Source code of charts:
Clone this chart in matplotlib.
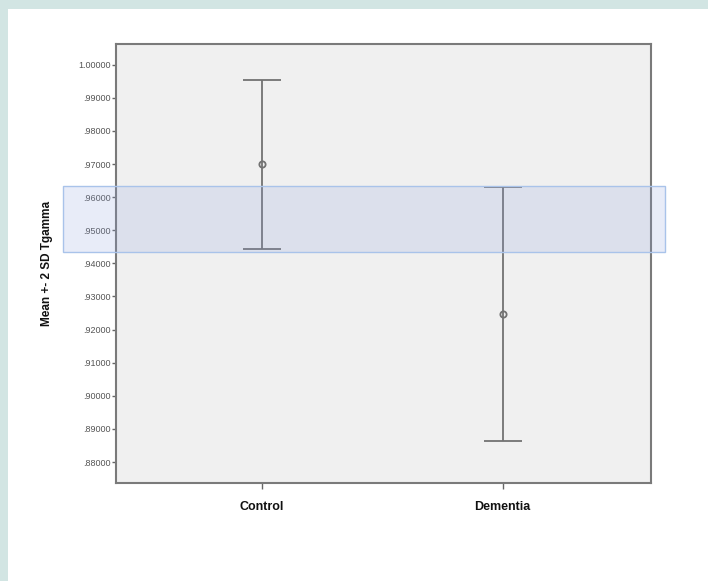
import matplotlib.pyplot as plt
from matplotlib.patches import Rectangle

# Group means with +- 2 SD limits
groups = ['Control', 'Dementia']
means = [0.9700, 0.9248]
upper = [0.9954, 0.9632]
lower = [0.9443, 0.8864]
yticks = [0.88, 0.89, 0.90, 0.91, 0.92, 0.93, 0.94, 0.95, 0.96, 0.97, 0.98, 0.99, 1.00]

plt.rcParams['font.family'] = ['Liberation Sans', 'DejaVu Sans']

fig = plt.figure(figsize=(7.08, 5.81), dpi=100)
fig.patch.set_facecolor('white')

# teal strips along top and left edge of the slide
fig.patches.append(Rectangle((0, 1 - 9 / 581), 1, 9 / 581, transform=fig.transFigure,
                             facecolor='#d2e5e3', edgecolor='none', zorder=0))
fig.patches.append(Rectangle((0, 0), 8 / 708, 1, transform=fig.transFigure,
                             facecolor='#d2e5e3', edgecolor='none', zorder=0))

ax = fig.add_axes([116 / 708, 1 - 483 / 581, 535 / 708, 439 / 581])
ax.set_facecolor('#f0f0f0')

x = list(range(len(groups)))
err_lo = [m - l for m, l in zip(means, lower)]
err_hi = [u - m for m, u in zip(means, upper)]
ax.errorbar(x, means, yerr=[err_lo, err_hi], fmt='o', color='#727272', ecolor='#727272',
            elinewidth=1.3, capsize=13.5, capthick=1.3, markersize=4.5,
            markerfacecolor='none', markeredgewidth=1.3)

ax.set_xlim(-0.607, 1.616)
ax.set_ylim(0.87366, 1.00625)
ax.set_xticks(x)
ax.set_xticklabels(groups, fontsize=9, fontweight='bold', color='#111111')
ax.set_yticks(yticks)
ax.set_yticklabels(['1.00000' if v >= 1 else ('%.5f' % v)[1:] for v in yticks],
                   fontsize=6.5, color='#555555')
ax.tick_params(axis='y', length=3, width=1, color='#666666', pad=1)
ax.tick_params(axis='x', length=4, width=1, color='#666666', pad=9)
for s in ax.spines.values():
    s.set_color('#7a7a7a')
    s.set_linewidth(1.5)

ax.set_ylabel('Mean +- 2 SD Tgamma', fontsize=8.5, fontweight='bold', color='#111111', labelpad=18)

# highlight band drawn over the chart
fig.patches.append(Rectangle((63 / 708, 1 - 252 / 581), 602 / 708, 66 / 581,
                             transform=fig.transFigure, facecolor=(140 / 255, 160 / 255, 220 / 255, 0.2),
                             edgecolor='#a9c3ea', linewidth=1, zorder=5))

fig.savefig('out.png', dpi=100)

---

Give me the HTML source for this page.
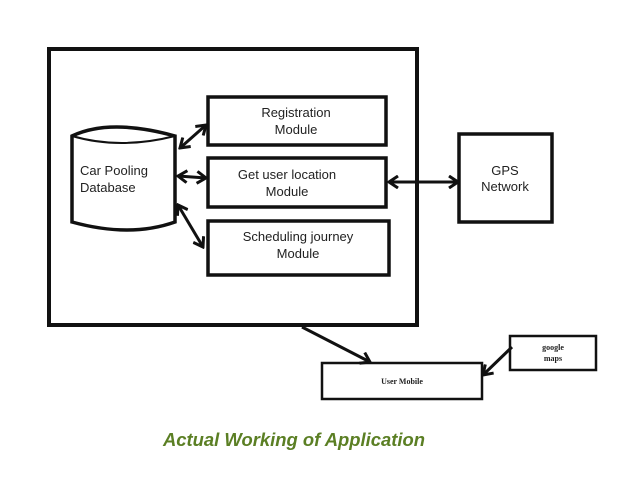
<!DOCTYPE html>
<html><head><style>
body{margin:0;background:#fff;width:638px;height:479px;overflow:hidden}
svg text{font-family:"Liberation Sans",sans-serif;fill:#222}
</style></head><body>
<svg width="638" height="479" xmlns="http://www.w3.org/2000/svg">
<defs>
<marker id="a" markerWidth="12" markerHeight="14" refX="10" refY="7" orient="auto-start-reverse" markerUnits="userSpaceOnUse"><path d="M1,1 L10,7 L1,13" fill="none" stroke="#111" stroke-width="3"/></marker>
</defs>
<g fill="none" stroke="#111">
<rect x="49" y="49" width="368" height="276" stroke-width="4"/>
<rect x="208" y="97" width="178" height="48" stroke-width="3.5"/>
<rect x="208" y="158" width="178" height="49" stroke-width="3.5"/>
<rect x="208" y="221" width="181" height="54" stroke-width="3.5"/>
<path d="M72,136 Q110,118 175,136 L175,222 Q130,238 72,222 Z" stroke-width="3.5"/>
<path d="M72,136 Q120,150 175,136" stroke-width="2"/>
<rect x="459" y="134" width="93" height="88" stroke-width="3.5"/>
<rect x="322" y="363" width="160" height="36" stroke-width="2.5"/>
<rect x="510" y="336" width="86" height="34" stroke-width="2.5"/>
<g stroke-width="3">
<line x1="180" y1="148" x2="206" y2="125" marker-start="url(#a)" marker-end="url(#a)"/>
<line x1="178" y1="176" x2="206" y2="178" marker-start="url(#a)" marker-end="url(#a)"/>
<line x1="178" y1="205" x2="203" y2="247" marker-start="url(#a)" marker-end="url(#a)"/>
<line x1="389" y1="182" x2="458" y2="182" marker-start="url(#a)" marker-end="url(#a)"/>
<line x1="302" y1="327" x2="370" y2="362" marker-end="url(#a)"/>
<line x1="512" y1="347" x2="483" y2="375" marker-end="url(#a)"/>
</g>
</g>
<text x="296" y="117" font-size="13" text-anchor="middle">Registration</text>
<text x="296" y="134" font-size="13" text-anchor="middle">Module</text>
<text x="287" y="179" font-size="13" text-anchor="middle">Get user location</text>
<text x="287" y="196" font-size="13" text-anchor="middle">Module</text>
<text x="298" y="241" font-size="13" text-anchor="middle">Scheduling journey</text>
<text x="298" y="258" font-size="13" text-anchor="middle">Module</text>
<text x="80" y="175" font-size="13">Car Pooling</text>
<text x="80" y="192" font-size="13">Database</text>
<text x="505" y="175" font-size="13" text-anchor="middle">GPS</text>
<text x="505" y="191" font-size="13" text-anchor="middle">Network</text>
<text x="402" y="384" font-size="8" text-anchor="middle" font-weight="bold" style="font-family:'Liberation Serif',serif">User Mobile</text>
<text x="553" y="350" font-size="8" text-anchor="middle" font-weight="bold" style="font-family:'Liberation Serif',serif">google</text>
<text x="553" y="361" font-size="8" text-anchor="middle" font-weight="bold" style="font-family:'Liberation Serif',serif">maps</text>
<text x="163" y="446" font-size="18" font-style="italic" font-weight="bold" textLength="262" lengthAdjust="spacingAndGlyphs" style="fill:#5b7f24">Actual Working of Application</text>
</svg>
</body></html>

WHAT YOU HAVE TO DO: Locate the lines above that hold the word "this". Show every one of them.

SOLUTION TO THE PROBLEM:
Clone this chart in matplotlib.
Give me the HTML source for this page.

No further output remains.